Synopsis:
ING sees fiscal risks emerging for the euro, with rising defense spending needs in Europe potentially pressuring national budgets, particularly Italy's high debt-to-GDP ratio (~140%). This could reverse recent tightening in Italian-German bond spreads, adding a fiscal risk premium to the euro. In FX markets, EUR/USD faces downside risk, with a stall at 1.0450-1.0470 and potential drop to 1.0350 if Italian debt concerns escalate.
Key Points:
1️⃣ Fiscal Risk Premium Emerging for EUR
- US isolationism may force Europe to ramp up defense spending, raising concerns about who will finance it.
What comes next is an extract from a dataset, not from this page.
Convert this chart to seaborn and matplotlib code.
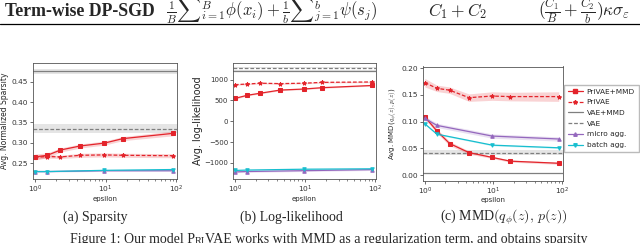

- Failure to secure EU-wide funding could increase pressure on local/national budgets.
- Italy is a key concern, with high debt (~140% of GDP) and rising defense spending needs.
2️⃣ Bearish Steepening in European Bond Curves
- German 2-10Y Bund curve steepened to 38bps—highest since Oct 2022.
- Increased government bond supply could pressure peripheral spreads, adding to EUR downside risks.
3️⃣ EUR/USD Target: 1.0350 Possible if Italian Bonds Weaken
- Limited US trade risk premium priced in EUR/USD for now.
- US consumer remains resilient; Fed is not rushing to cut rates, keeping USD supported.
- EUR/USD likely to stall at 1.0470; downside risk to 1.0350 if Italian bonds come under pressure.
Conclusion:
The euro faces new fiscal risk premium pressures, especially as Europe considers how to fund increased defense spending. If Italian debt concerns resurface, EUR/USD could decline to 1.0350 in the near term.